**WHAT THE TASK ASKS:** Make an exact copy, from the records below, of the lines from the line containing "What React, TypeScript" to the line containing "const xTicks = [0, 1, 2, 3, 4, 5, 6, 7, 8];", both lines included, excluding pictures.

**RECORDED INFORMATION:**
____________________

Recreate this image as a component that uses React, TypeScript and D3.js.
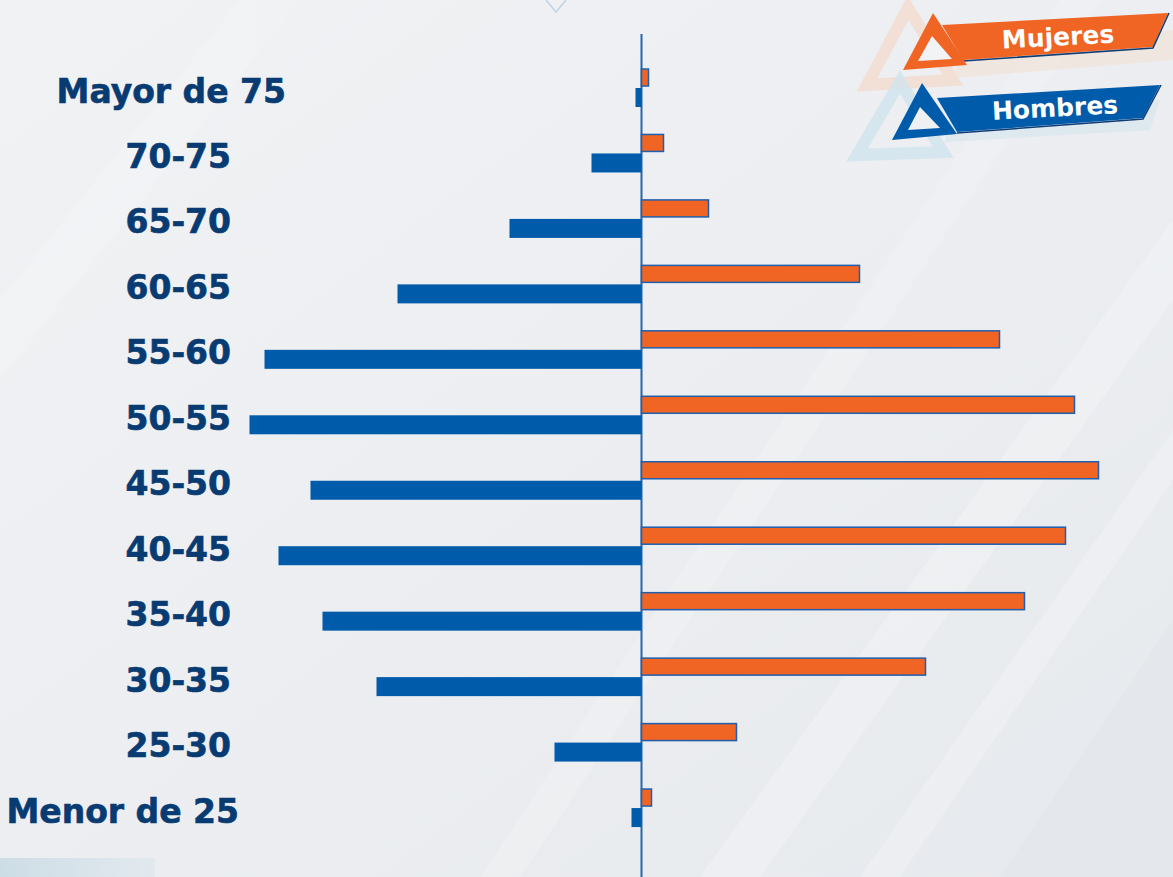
import React from "react";
import * as d3 from "d3";

const categories = ["Mayor de 75", "70-75", "65-70", "60-65", "55-60", "50-55", "45-50", "40-45", "35-40", "30-35", "25-30", "Menor de 25"];
const mujeres = [0.7, 2.2, 6.7, 21.8, 35.8, 43.3, 45.7, 42.4, 38.3, 28.4, 9.5, 1.0];
const hombres = [0.6, 5.0, 13.2, 24.4, 37.7, 39.2, 33.1, 36.3, 31.9, 26.5, 8.7, 1.0];
const legendLabels = ["Mujeres", "Hombres"];

const W = 1173;
const H = 877;
const CX = 641.5;
const ORANGE = "#f06424";
const BLUE = "#005bab";
const NAVY = "#083b72";

export default function App() {
  const x = d3.scaleLinear().domain([0, 10]).range([0, 100]);
  const y = d3.scaleBand<string>().domain(categories).range([69, 854.5]).padding(0);

  const labelEnd: Record<string, number> = { "Mayor de 75": 286, "Menor de 25": 239 };

  const pts = (arr: number[][]) => arr.map((p) => p.join(",")).join(" ");

  return (
    <svg width={W} height={H} style={{ position: "absolute", left: 0, top: 0, display: "block" }}>
      <defs>
        <linearGradient id="bg" x1="0" y1="0" x2="1" y2="1">
          <stop offset="0" stopColor="#f1f2f4" />
          <stop offset="0.5" stopColor="#eceef1" />
          <stop offset="1" stopColor="#e6e9ed" />
        </linearGradient>
        <linearGradient id="bl" x1="0" y1="0" x2="1" y2="0">
          <stop offset="0" stopColor="#cddde6" />
          <stop offset="1" stopColor="#e2e9ee" />
        </linearGradient>
      </defs>
      <rect width={W} height={H} fill="url(#bg)" />
      {/* subtle diagonal streaks */}
      <g opacity={0.35}>
        <polygon points={pts([[700, 877], [760, 877], [1173, 300], [1173, 220]])} fill="#f8f9fa" />
        <polygon points={pts([[860, 877], [900, 877], [1173, 480], [1173, 430]])} fill="#f7f8f9" />
        <polygon points={pts([[480, 877], [520, 877], [1100, 0], [1060, 0]])} fill="#f5f6f7" />
        <polygon points={pts([[0, 300], [0, 380], [300, 0], [240, 0]])} fill="#f5f6f8" />
        <polygon points={pts([[1000, 877], [1173, 877], [1173, 620]])} fill="#e1e4e8" />
      </g>
      <rect x={0} y={858} width={155} height={19} fill="url(#bl)" />
      <polyline points={pts([[546, 0], [556, 12], [566, 0]])} fill="none" stroke="#bfd3e6" strokeWidth={1.5} />

      {/* axis */}
      <line x1={CX} x2={CX} y1={34} y2={H} stroke="#2466b0" strokeWidth={2} />

      {categories.map((c, i) => {
        const y0 = y(c)!;
        return (
          <g key={c}>
            <rect x={CX} y={y0} width={x(mujeres[i])} height={17} fill={ORANGE} stroke="#1f5fae" strokeWidth={1.5} />
            <rect x={CX - x(hombres[i])} y={y0 + 19} width={x(hombres[i])} height={19} fill={BLUE} />
            <text
              x={labelEnd[c] ?? 231}
              y={y0 + 22}
              textAnchor="end"
              dominantBaseline="central"
              fontFamily="DejaVu Sans, Verdana, sans-serif"
              fontWeight="bold"
              fontSize={33}
              fill={NAVY}
              stroke={NAVY}
              strokeWidth={0.6}
            >
              {c}
            </text>
          </g>
        );
      })}

      {/* legend */}
      <g>
        <polygon points={pts([[908, 8], [867, 85], [953, 80]])} fill="none" stroke="#f3d8c9" strokeWidth={12} opacity={0.7} />
        <polygon points={pts([[960, 45], [1173, 30], [1173, 60], [955, 78]])} fill="#f2e1d6" opacity={0.6} />
        <polygon points={pts([[900, 82], [857, 155], [943, 152]])} fill="none" stroke="#cfe3ee" strokeWidth={12} opacity={0.8} />
        <polygon points={pts([[950, 115], [1160, 100], [1150, 130], [945, 142]])} fill="#d8e6ee" opacity={0.7} />

        <polygon points={pts([[942, 25], [1168, 13], [1153, 47], [963, 60]])} fill={ORANGE} />
        <polyline points={pts([[963, 61], [1153, 48], [1169, 13]])} fill="none" stroke="#0e3d75" strokeWidth={1.5} />
        <polygon points={pts([[933, 13], [903, 70], [967, 65]])} fill={ORANGE} />
        <polygon points={pts([[932, 36], [918, 61], [952, 59]])} fill="#f2f3f5" />
        <text x={1058} y={37} textAnchor="middle" dominantBaseline="central" fontFamily="DejaVu Sans, Verdana, sans-serif" fontWeight="bold" fontSize={25} fill="#fff" transform="rotate(-3 1058 37)">
          {legendLabels[0]}
        </text>

        <polygon points={pts([[937, 98], [1160, 85], [1143, 118], [957, 132]])} fill={BLUE} />
        <polyline points={pts([[957, 133], [1143, 119], [1161, 85]])} fill="none" stroke="#0e3d75" strokeWidth={1.5} />
        <polygon points={pts([[922, 83], [892, 140], [957, 134]])} fill={BLUE} />
        <polygon points={pts([[920, 107], [908, 130], [940, 128]])} fill="#eef0f3" />
        <text x={1055} y={108} textAnchor="middle" dominantBaseline="central" fontFamily="DejaVu Sans, Verdana, sans-serif" fontWeight="bold" fontSize={25} fill="#fff" transform="rotate(-3 1055 108)">
          {legendLabels[1]}
        </text>
      </g>
    </svg>
  );
}
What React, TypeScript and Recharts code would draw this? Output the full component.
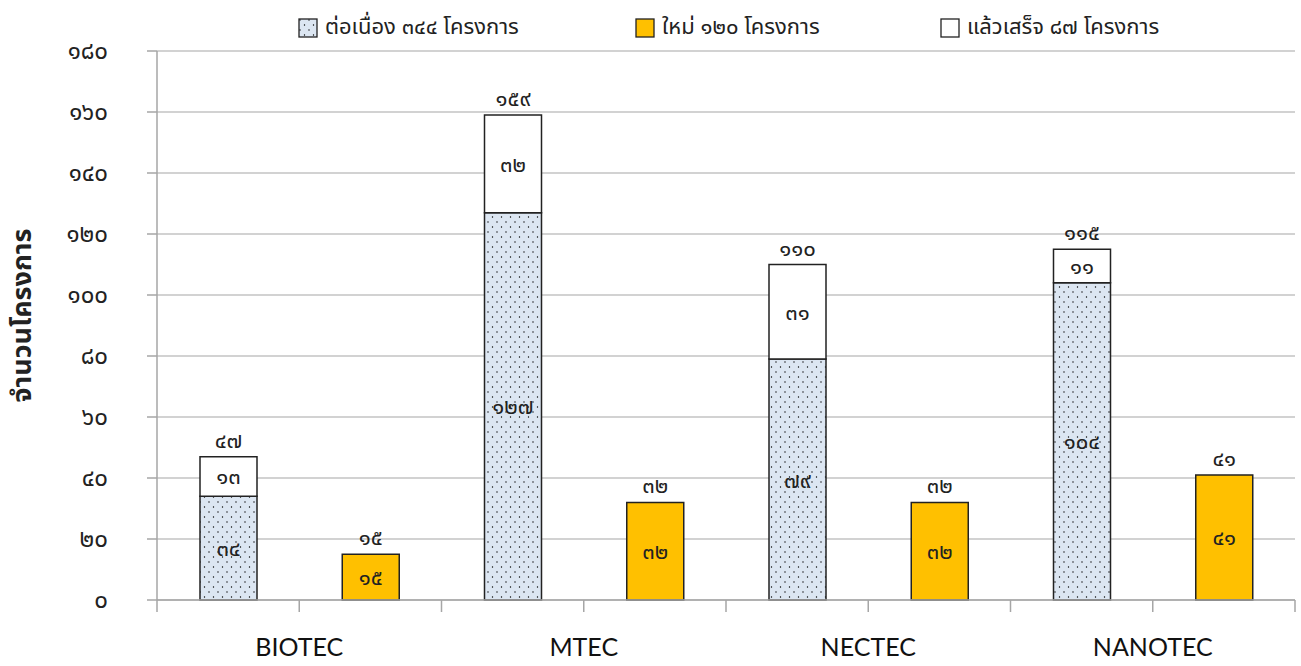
import React from 'react';
import {
  BarChart,
  Bar,
  XAxis,
  YAxis,
  CartesianGrid,
  Legend,
  LabelList,
} from 'recharts';

const categories = ['BIOTEC', 'MTEC', 'NECTEC', 'NANOTEC'];
const ongoing = [34, 127, 79, 104];
const completed = [13, 32, 31, 11];
const newProjects = [15, 32, 32, 41];
const yTicks = [0, 20, 40, 60, 80, 100, 120, 140, 160, 180];
const xTicks = [0, 1, 2, 3, 4, 5, 6, 7, 8];

const legendItems = [
  { key: 'ongoing', label: 'ต่อเนื่อง ๓๔๔ โครงการ', fill: 'url(#ld-ongoing)', left: 298 },
  { key: 'fresh', label: 'ใหม่ ๑๒๐ โครงการ', fill: '#FFC000', left: 635 },
  { key: 'completed', label: 'แล้วเสร็จ ๘๗ โครงการ', fill: '#FFFFFF', left: 940 },
];

const THAI = '๐๑๒๓๔๕๖๗๘๙';
const toThai = (n: number) => String(n).replace(/\d/g, d => THAI[+d]);

const FONT = "Tahoma, 'Noto Sans Thai', 'Noto Sans', 'DejaVu Sans', sans-serif";
const GRID = '#a6a6a6';

// two slots per centre: stacked (ongoing + completed) then the new projects bar
const rows = categories.flatMap((c, i) => [
  { x: i * 2 + 0.5, ongoing: ongoing[i], completed: completed[i], fresh: 0, total: ongoing[i] + completed[i] },
  { x: i * 2 + 1.5, ongoing: 0, completed: 0, fresh: newProjects[i], total: newProjects[i] },
]);

const num = (v: any) => (Array.isArray(v) ? v[1] - v[0] : Number(v));

const XTick = ({ x, y, payload }: any) => {
  const v = payload.value;
  if (v % 2 !== 1) return null;
  return (
    <text x={x} y={y + 42} textAnchor="middle" fontSize={25} fontFamily="Lato, 'Open Sans', sans-serif" fill="#111">
      {categories[(v - 1) / 2]}
    </text>
  );
};

const YTick = ({ x, y, payload }: any) => (
  <text x={x - 37} y={y + 8} textAnchor="end" fontSize={24} fontFamily={FONT} fill="#222">
    {toThai(payload.value)}
  </text>
);

const CenterLabel = (props: any) => {
  const { x, y, width, height, value } = props;
  const v = num(value);
  if (!v || !height) return null;
  return (
    <text x={x + width / 2} y={y + height / 2 + 8} textAnchor="middle" fontSize={22} fontFamily={FONT} fill="#222">
      {toThai(v)}
    </text>
  );
};

const TopLabel = (props: any) => {
  const { x, y, width, height, value } = props;
  const v = Array.isArray(value) ? value[1] : Number(value);
  if (!v || !height) return null;
  return (
    <text x={x + width / 2} y={y - 9} textAnchor="middle" fontSize={22} fontFamily={FONT} fill="#222">
      {toThai(v)}
    </text>
  );
};

const LegendContent = () => (
  <div style={{ position: 'relative', height: 43, width: 1301, fontFamily: FONT, fontSize: 22, color: '#222' }}>
    {legendItems.map(it => (
      <div key={it.key} style={{ position: 'absolute', left: it.left, top: 3, display: 'flex', alignItems: 'center', whiteSpace: 'nowrap' }}>
        <svg width={20} height={20} style={{ marginRight: 7 }}>
          <defs>
            <pattern id="ld-ongoing" width={9} height={10} patternUnits="userSpaceOnUse">
              <rect width={9} height={10} fill="#DCE6F2" />
              <circle cx={2} cy={2} r={0.7} fill="#000" />
              <circle cx={6.5} cy={7} r={0.7} fill="#000" />
            </pattern>
          </defs>
          <rect x={1} y={1} width={18} height={18} fill={it.fill} stroke="#222" strokeWidth={1.3} />
        </svg>
        <span>{it.label}</span>
      </div>
    ))}
  </div>
);

export default function App() {
  return (
    <div style={{ width: 1301, height: 666, position: 'relative', background: '#fff' }}>
      <style>{'body{margin:0;}'}</style>
      <BarChart
        width={1301}
        height={666}
        data={rows}
        margin={{ top: 8, right: 6, bottom: 0, left: 0 }}
      >
        <defs>
          <pattern id="dots" width={9} height={10} patternUnits="userSpaceOnUse">
            <rect width={9} height={10} fill="#DCE6F2" />
            <circle cx={2} cy={2} r={0.7} fill="#000" />
            <circle cx={6.5} cy={7} r={0.7} fill="#000" />
          </pattern>
        </defs>
        <Legend verticalAlign="top" align="left" content={<LegendContent />} wrapperStyle={{ left: 0, width: 1301 }} />
        <CartesianGrid vertical={false} stroke={GRID} strokeWidth={1.2} />
        <XAxis
          dataKey="x"
          type="number"
          domain={[0, 8]}
          ticks={xTicks}
          interval={0}
          height={66}
          tickSize={12}
          stroke={GRID}
          strokeWidth={1.5}
          tick={<XTick />}
          allowDataOverflow
        />
        <YAxis
          domain={[0, 180]}
          ticks={yTicks}
          interval={0}
          width={157}
          tickSize={10}
          stroke={GRID}
          strokeWidth={1.5}
          tick={<YTick />}
          label={{
            value: 'จำนวนโครงการ',
            angle: -90,
            position: 'insideLeft',
            dx: 16,
            dy: -10,
            style: { fontSize: 27, fontWeight: 700, fontFamily: FONT, fill: '#222', textAnchor: 'middle' },
          }}
        />
        <Bar dataKey="ongoing" stackId="a" barSize={57} fill="url(#dots)" stroke="#222" strokeWidth={1.5} isAnimationActive={false}>
          <LabelList dataKey="ongoing" content={<CenterLabel />} />
        </Bar>
        <Bar dataKey="completed" stackId="a" barSize={57} fill="#FFFFFF" stroke="#222" strokeWidth={1.5} isAnimationActive={false}>
          <LabelList dataKey="completed" content={<CenterLabel />} />
          <LabelList dataKey="total" content={<TopLabel />} />
        </Bar>
        <Bar dataKey="fresh" stackId="a" barSize={57} fill="#FFC000" stroke="#222" strokeWidth={1.5} isAnimationActive={false}>
          <LabelList dataKey="fresh" content={<CenterLabel />} />
          <LabelList dataKey="total" content={<TopLabel />} />
        </Bar>
      </BarChart>
    </div>
  );
}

____________________

**THE REPLY:**
What React, TypeScript and Recharts code would draw this? Output the full component.
import React from 'react';
import {
  BarChart,
  Bar,
  XAxis,
  YAxis,
  CartesianGrid,
  Legend,
  LabelList,
} from 'recharts';

const categories = ['BIOTEC', 'MTEC', 'NECTEC', 'NANOTEC'];
const ongoing = [34, 127, 79, 104];
const completed = [13, 32, 31, 11];
const newProjects = [15, 32, 32, 41];
const yTicks = [0, 20, 40, 60, 80, 100, 120, 140, 160, 180];
const xTicks = [0, 1, 2, 3, 4, 5, 6, 7, 8];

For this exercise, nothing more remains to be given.